GIVEN INSTRUCTION:
Quote the full listing word for word.

SOURCE EXCERPT:
= = = = = = =

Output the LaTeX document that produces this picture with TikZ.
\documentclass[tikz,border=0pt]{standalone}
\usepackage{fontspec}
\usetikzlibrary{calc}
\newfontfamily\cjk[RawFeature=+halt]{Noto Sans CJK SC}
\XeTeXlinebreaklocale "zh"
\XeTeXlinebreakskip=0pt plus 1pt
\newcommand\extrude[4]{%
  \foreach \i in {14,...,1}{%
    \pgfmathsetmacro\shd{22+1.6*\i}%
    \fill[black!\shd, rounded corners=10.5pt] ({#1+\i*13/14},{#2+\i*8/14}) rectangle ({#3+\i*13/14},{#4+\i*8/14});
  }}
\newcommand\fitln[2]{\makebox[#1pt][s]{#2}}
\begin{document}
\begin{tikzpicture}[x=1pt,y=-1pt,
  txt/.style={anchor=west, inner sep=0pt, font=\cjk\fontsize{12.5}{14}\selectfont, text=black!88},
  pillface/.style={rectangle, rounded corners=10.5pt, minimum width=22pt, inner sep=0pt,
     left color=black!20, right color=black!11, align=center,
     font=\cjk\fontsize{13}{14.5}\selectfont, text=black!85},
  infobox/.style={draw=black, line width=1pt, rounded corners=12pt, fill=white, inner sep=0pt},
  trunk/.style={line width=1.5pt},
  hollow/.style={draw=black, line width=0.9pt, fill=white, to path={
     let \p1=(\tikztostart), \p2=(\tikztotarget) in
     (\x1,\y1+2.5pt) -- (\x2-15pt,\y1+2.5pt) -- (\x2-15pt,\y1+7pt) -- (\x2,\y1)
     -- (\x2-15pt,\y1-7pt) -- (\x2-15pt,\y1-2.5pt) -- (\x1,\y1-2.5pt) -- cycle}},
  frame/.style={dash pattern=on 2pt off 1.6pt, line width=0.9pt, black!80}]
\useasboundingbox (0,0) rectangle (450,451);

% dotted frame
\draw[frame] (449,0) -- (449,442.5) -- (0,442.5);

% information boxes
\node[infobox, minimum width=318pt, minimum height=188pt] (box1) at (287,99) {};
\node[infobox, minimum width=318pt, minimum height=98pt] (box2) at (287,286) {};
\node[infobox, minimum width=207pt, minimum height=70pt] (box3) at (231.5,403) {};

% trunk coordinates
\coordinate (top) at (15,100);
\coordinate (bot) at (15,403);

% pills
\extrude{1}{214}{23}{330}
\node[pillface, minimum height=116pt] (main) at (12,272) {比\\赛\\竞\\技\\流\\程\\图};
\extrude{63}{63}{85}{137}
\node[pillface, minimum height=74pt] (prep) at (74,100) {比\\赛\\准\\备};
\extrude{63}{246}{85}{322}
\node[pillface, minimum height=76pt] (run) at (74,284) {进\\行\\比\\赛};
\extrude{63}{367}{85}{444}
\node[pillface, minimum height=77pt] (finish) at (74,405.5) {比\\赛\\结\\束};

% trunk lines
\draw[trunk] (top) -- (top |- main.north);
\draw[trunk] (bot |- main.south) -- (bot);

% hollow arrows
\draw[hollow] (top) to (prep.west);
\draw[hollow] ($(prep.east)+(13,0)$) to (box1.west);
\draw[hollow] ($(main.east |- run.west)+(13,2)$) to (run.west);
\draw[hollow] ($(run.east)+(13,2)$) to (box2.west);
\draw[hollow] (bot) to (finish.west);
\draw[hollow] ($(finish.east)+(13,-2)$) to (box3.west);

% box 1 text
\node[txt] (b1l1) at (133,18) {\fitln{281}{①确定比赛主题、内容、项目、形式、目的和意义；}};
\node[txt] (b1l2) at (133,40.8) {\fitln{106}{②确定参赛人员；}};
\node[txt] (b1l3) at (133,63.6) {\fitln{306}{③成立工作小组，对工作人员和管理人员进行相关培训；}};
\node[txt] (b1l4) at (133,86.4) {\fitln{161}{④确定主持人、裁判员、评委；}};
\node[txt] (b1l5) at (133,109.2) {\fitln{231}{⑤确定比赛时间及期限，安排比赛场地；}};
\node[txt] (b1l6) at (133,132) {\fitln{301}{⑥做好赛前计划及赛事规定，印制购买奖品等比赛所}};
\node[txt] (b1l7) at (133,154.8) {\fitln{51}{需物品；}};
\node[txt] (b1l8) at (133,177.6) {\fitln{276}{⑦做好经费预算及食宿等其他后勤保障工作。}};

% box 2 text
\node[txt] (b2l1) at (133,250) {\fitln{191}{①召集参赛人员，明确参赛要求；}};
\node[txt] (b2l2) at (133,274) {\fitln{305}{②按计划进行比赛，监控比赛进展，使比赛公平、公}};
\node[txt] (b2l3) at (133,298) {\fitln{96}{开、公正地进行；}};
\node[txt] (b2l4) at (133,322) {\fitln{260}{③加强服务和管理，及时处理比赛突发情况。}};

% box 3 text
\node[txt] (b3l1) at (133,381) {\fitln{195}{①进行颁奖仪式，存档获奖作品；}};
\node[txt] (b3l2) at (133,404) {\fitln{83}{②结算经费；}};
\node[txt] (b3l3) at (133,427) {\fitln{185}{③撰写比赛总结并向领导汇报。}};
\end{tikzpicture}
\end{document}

= = = = = = =

CORRECT OUTPUT:
Output the LaTeX document that produces this picture with TikZ.
\documentclass[tikz,border=0pt]{standalone}
\usepackage{fontspec}
\usetikzlibrary{calc}
\newfontfamily\cjk[RawFeature=+halt]{Noto Sans CJK SC}
\XeTeXlinebreaklocale "zh"
\XeTeXlinebreakskip=0pt plus 1pt
\newcommand\extrude[4]{%
  \foreach \i in {14,...,1}{%
    \pgfmathsetmacro\shd{22+1.6*\i}%
    \fill[black!\shd, rounded corners=10.5pt] ({#1+\i*13/14},{#2+\i*8/14}) rectangle ({#3+\i*13/14},{#4+\i*8/14});
  }}
\newcommand\fitln[2]{\makebox[#1pt][s]{#2}}
\begin{document}
\begin{tikzpicture}[x=1pt,y=-1pt,
  txt/.style={anchor=west, inner sep=0pt, font=\cjk\fontsize{12.5}{14}\selectfont, text=black!88},
  pillface/.style={rectangle, rounded corners=10.5pt, minimum width=22pt, inner sep=0pt,
     left color=black!20, right color=black!11, align=center,
     font=\cjk\fontsize{13}{14.5}\selectfont, text=black!85},
  infobox/.style={draw=black, line width=1pt, rounded corners=12pt, fill=white, inner sep=0pt},
  trunk/.style={line width=1.5pt},
  hollow/.style={draw=black, line width=0.9pt, fill=white, to path={
     let \p1=(\tikztostart), \p2=(\tikztotarget) in
     (\x1,\y1+2.5pt) -- (\x2-15pt,\y1+2.5pt) -- (\x2-15pt,\y1+7pt) -- (\x2,\y1)
     -- (\x2-15pt,\y1-7pt) -- (\x2-15pt,\y1-2.5pt) -- (\x1,\y1-2.5pt) -- cycle}},
  frame/.style={dash pattern=on 2pt off 1.6pt, line width=0.9pt, black!80}]
\useasboundingbox (0,0) rectangle (450,451);

% dotted frame
\draw[frame] (449,0) -- (449,442.5) -- (0,442.5);

% information boxes
\node[infobox, minimum width=318pt, minimum height=188pt] (box1) at (287,99) {};
\node[infobox, minimum width=318pt, minimum height=98pt] (box2) at (287,286) {};
\node[infobox, minimum width=207pt, minimum height=70pt] (box3) at (231.5,403) {};

% trunk coordinates
\coordinate (top) at (15,100);
\coordinate (bot) at (15,403);

% pills
\extrude{1}{214}{23}{330}
\node[pillface, minimum height=116pt] (main) at (12,272) {比\\赛\\竞\\技\\流\\程\\图};
\extrude{63}{63}{85}{137}
\node[pillface, minimum height=74pt] (prep) at (74,100) {比\\赛\\准\\备};
\extrude{63}{246}{85}{322}
\node[pillface, minimum height=76pt] (run) at (74,284) {进\\行\\比\\赛};
\extrude{63}{367}{85}{444}
\node[pillface, minimum height=77pt] (finish) at (74,405.5) {比\\赛\\结\\束};

% trunk lines
\draw[trunk] (top) -- (top |- main.north);
\draw[trunk] (bot |- main.south) -- (bot);

% hollow arrows
\draw[hollow] (top) to (prep.west);
\draw[hollow] ($(prep.east)+(13,0)$) to (box1.west);
\draw[hollow] ($(main.east |- run.west)+(13,2)$) to (run.west);
\draw[hollow] ($(run.east)+(13,2)$) to (box2.west);
\draw[hollow] (bot) to (finish.west);
\draw[hollow] ($(finish.east)+(13,-2)$) to (box3.west);

% box 1 text
\node[txt] (b1l1) at (133,18) {\fitln{281}{①确定比赛主题、内容、项目、形式、目的和意义；}};
\node[txt] (b1l2) at (133,40.8) {\fitln{106}{②确定参赛人员；}};
\node[txt] (b1l3) at (133,63.6) {\fitln{306}{③成立工作小组，对工作人员和管理人员进行相关培训；}};
\node[txt] (b1l4) at (133,86.4) {\fitln{161}{④确定主持人、裁判员、评委；}};
\node[txt] (b1l5) at (133,109.2) {\fitln{231}{⑤确定比赛时间及期限，安排比赛场地；}};
\node[txt] (b1l6) at (133,132) {\fitln{301}{⑥做好赛前计划及赛事规定，印制购买奖品等比赛所}};
\node[txt] (b1l7) at (133,154.8) {\fitln{51}{需物品；}};
\node[txt] (b1l8) at (133,177.6) {\fitln{276}{⑦做好经费预算及食宿等其他后勤保障工作。}};

% box 2 text
\node[txt] (b2l1) at (133,250) {\fitln{191}{①召集参赛人员，明确参赛要求；}};
\node[txt] (b2l2) at (133,274) {\fitln{305}{②按计划进行比赛，监控比赛进展，使比赛公平、公}};
\node[txt] (b2l3) at (133,298) {\fitln{96}{开、公正地进行；}};
\node[txt] (b2l4) at (133,322) {\fitln{260}{③加强服务和管理，及时处理比赛突发情况。}};

% box 3 text
\node[txt] (b3l1) at (133,381) {\fitln{195}{①进行颁奖仪式，存档获奖作品；}};
\node[txt] (b3l2) at (133,404) {\fitln{83}{②结算经费；}};
\node[txt] (b3l3) at (133,427) {\fitln{185}{③撰写比赛总结并向领导汇报。}};
\end{tikzpicture}
\end{document}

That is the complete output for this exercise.